Goal of the exercise: Retype nothing but the lines from the start of the material up to and including the line with "const L = 151, R = 136, T = 180, B = 125;". Pictures don't belong in the copy.

Dataset excerpt:
--

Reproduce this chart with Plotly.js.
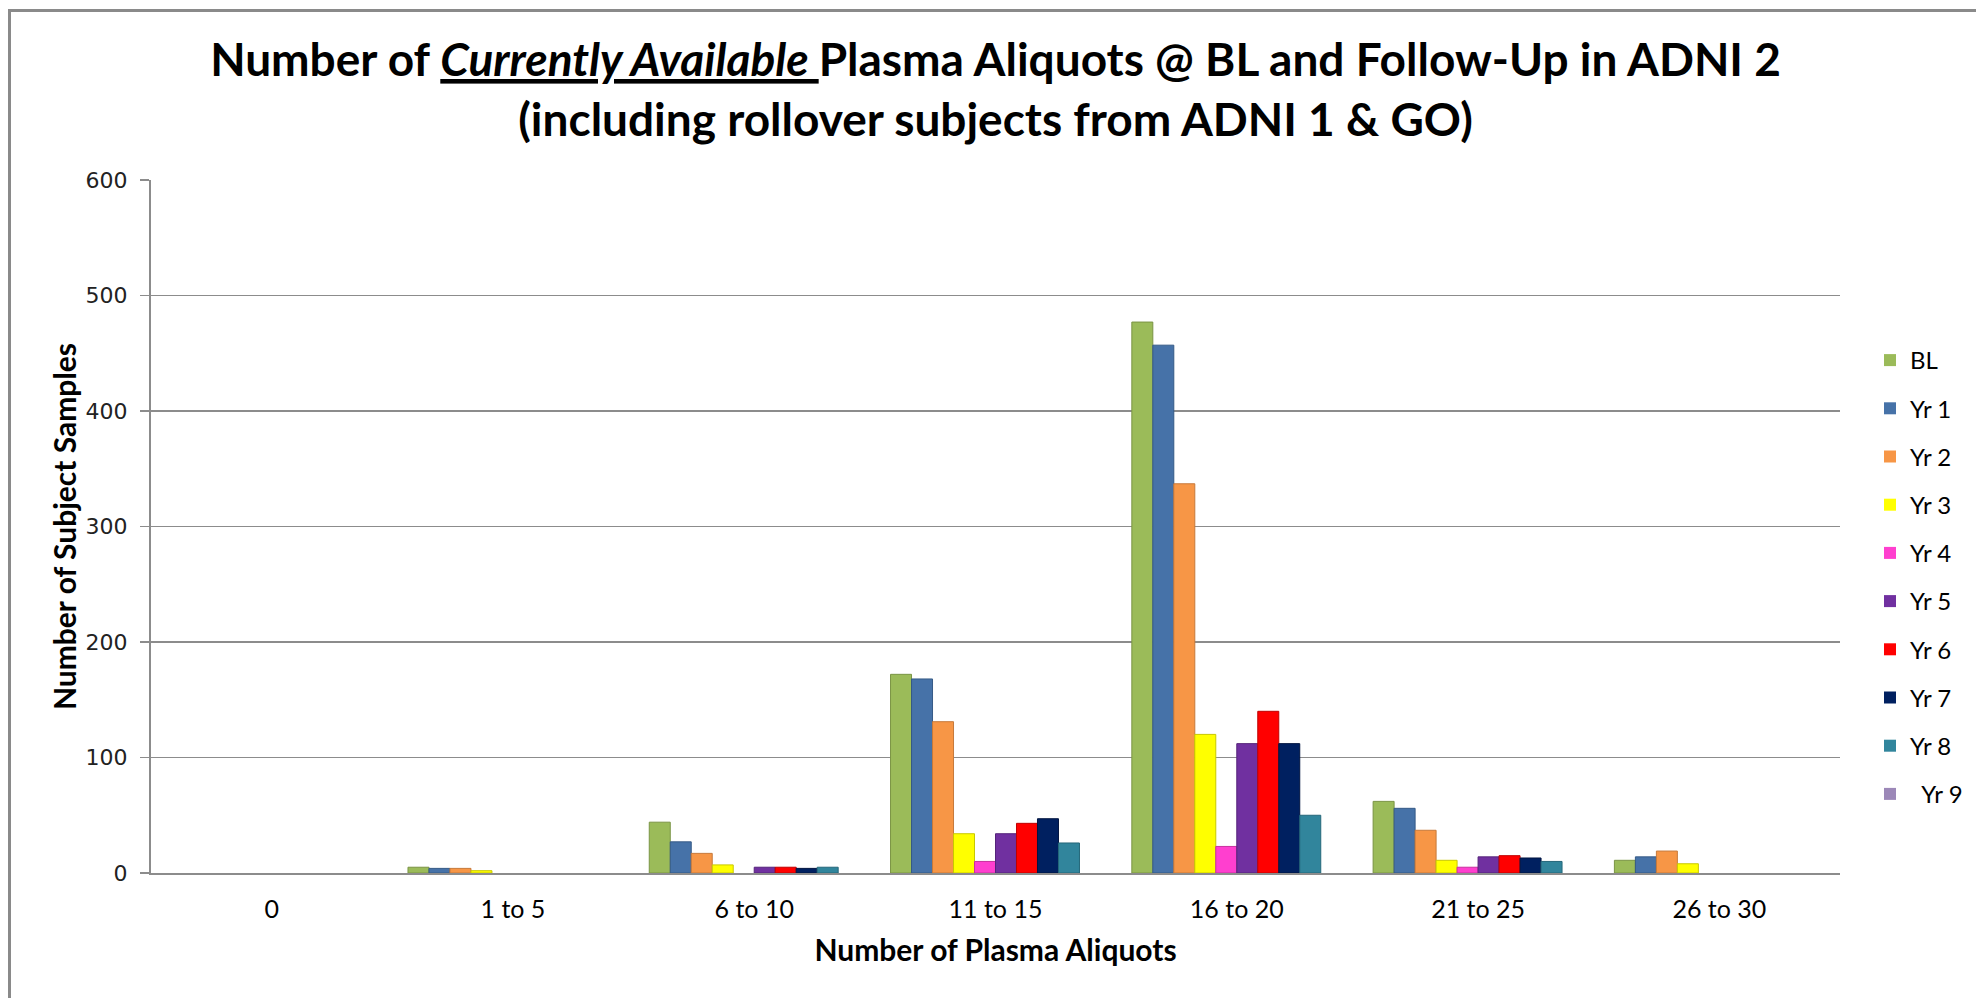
<!DOCTYPE html>
<html>
<head>
<meta charset="utf-8">
<script src="https://cdn.plot.ly/plotly-3.0.1.min.js"></script>
<style>
html, body { margin: 0; padding: 0; background: #fff; overflow: hidden; width: 1976px; height: 998px; }
#chart { position: absolute; left: 0; top: 0; width: 1976px; height: 998px; }
#frame { position: absolute; left: 8px; top: 8.5px; width: 2000px; height: 1000px;
  border-left: 3px solid #8a8a8a; border-top: 3px solid #8a8a8a; pointer-events: none; }
</style>
</head>
<body>
<div id="chart"></div>
<div id="frame"></div>
<script>
const categories = ["0", "1 to 5", "6 to 10", "11 to 15", "16 to 20", "21 to 25", "26 to 30"];
const seriesNames = ["BL", "Yr 1", "Yr 2", "Yr 3", "Yr 4", "Yr 5", "Yr 6", "Yr 7", "Yr 8", "\u00a0\u00a0Yr 9"];
const BL  = [0, 5, 44, 172, 477, 62, 11];
const Yr1 = [0, 4, 27, 168, 457, 56, 14];
const Yr2 = [0, 4, 17, 131, 337, 37, 19];
const Yr3 = [0, 2, 7, 34, 120, 11, 8];
const Yr4 = [0, 0, 0, 10, 23, 5, 0];
const Yr5 = [0, 0, 5, 34, 112, 14, 0];
const Yr6 = [0, 0, 5, 43, 140, 15, 0];
const Yr7 = [0, 0, 4, 47, 112, 13, 0];
const Yr8 = [0, 0, 5, 26, 50, 10, 0];
const Yr9 = [0, 0, 0, 0, 0, 0, 0];
const seriesValues = [BL, Yr1, Yr2, Yr3, Yr4, Yr5, Yr6, Yr7, Yr8, Yr9];
const colors = ["#9BBB59", "#4672A8", "#F79646", "#FFFF00", "#FF3FCF", "#7030A0", "#FF0000", "#002060", "#31859C", "#9C88B8"];
const lineColors = ["#7A9444", "#355A86", "#C7793A", "#C8C800", "#C8309F", "#55237A", "#C00000", "#001440", "#25677A", "#7A6A90"];

const traces = seriesNames.map((name, i) => ({
  type: "bar",
  name: name,
  x: categories,
  y: seriesValues[i],
  legendgroup: "g" + i,
  marker: {
    color: colors[i],
    line: { color: lineColors[i], width: seriesValues[i].map(v => (v > 0 ? 1 : 0)) }
  },
  hoverinfo: "x+y+name"
}));

const W = 1976, H = 998;
const L = 151, R = 136, T = 180, B = 125;

const layout = {
  width: W, height: H,
  margin: { l: L, r: R, t: T, b: B, pad: 0, autoexpand: false },
  paper_bgcolor: "#ffffff",
  plot_bgcolor: "#ffffff",
  barmode: "group",
  bargap: 0.13,
  bargroupgap: 0,
  font: { family: "Lato, 'Open Sans', sans-serif", color: "#000" },
  title: {
    text: "<b>Number of <i><span style='text-decoration:underline'>Currently Available </span></i>Plasma Aliquots @ BL and Follow-Up in ADNI 2<br>(including rollover subjects from ADNI 1 & GO)</b>",
    font: { family: "Lato, sans-serif", size: 46, color: "#000" },
    x: 0.5, xref: "paper", xanchor: "center",
    y: 1 - 76 / H, yref: "container", yanchor: "middle"
  },
  xaxis: {
    type: "category",
    showline: true, linecolor: "#8c8c8c", linewidth: 2,
    showgrid: false, ticks: "", zeroline: false,
    tickfont: { family: "Lato, sans-serif", size: 25, color: "#000" },
    ticklabelstandoff: 13,
    title: { text: "<b>Number of Plasma Aliquots</b>", font: { family: "Lato, sans-serif", size: 30, color: "#000" }, standoff: 18 }
  },
  yaxis: {
    range: [0, 600], dtick: 100, tick0: 0,
    showline: true, linecolor: "#8c8c8c", linewidth: 2,
    showgrid: true, gridcolor: "#8c8c8c", gridwidth: 1.2,
    zeroline: false,
    ticks: "outside", ticklen: 9, tickcolor: "#8c8c8c", tickwidth: 1.2,
    tickfont: { family: "'DejaVu Sans', sans-serif", size: 22, color: "#222" },
    ticklabelstandoff: 8,
    title: { text: "<b>Number of Subject Samples</b>", font: { family: "Lato, sans-serif", size: 30, color: "#000" }, standoff: 0 }
  },
  legend: {
    xref: "container", x: 1870 / W, xanchor: "left",
    yref: "container", y: 1 - 338 / H, yanchor: "top",
    font: { family: "Lato, sans-serif", size: 24, color: "#000" },
    bgcolor: "rgba(0,0,0,0)",
    tracegroupgap: 14,
    traceorder: "grouped",
    itemwidth: 30
  },
  showlegend: true
};

Plotly.newPlot("chart", traces, layout, { displayModeBar: false, staticPlot: true });
</script>
</body>
</html>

--

Solution to this problem:
Reproduce this chart with Plotly.js.
<!DOCTYPE html>
<html>
<head>
<meta charset="utf-8">
<script src="https://cdn.plot.ly/plotly-3.0.1.min.js"></script>
<style>
html, body { margin: 0; padding: 0; background: #fff; overflow: hidden; width: 1976px; height: 998px; }
#chart { position: absolute; left: 0; top: 0; width: 1976px; height: 998px; }
#frame { position: absolute; left: 8px; top: 8.5px; width: 2000px; height: 1000px;
  border-left: 3px solid #8a8a8a; border-top: 3px solid #8a8a8a; pointer-events: none; }
</style>
</head>
<body>
<div id="chart"></div>
<div id="frame"></div>
<script>
const categories = ["0", "1 to 5", "6 to 10", "11 to 15", "16 to 20", "21 to 25", "26 to 30"];
const seriesNames = ["BL", "Yr 1", "Yr 2", "Yr 3", "Yr 4", "Yr 5", "Yr 6", "Yr 7", "Yr 8", "\u00a0\u00a0Yr 9"];
const BL  = [0, 5, 44, 172, 477, 62, 11];
const Yr1 = [0, 4, 27, 168, 457, 56, 14];
const Yr2 = [0, 4, 17, 131, 337, 37, 19];
const Yr3 = [0, 2, 7, 34, 120, 11, 8];
const Yr4 = [0, 0, 0, 10, 23, 5, 0];
const Yr5 = [0, 0, 5, 34, 112, 14, 0];
const Yr6 = [0, 0, 5, 43, 140, 15, 0];
const Yr7 = [0, 0, 4, 47, 112, 13, 0];
const Yr8 = [0, 0, 5, 26, 50, 10, 0];
const Yr9 = [0, 0, 0, 0, 0, 0, 0];
const seriesValues = [BL, Yr1, Yr2, Yr3, Yr4, Yr5, Yr6, Yr7, Yr8, Yr9];
const colors = ["#9BBB59", "#4672A8", "#F79646", "#FFFF00", "#FF3FCF", "#7030A0", "#FF0000", "#002060", "#31859C", "#9C88B8"];
const lineColors = ["#7A9444", "#355A86", "#C7793A", "#C8C800", "#C8309F", "#55237A", "#C00000", "#001440", "#25677A", "#7A6A90"];

const traces = seriesNames.map((name, i) => ({
  type: "bar",
  name: name,
  x: categories,
  y: seriesValues[i],
  legendgroup: "g" + i,
  marker: {
    color: colors[i],
    line: { color: lineColors[i], width: seriesValues[i].map(v => (v > 0 ? 1 : 0)) }
  },
  hoverinfo: "x+y+name"
}));

const W = 1976, H = 998;
const L = 151, R = 136, T = 180, B = 125;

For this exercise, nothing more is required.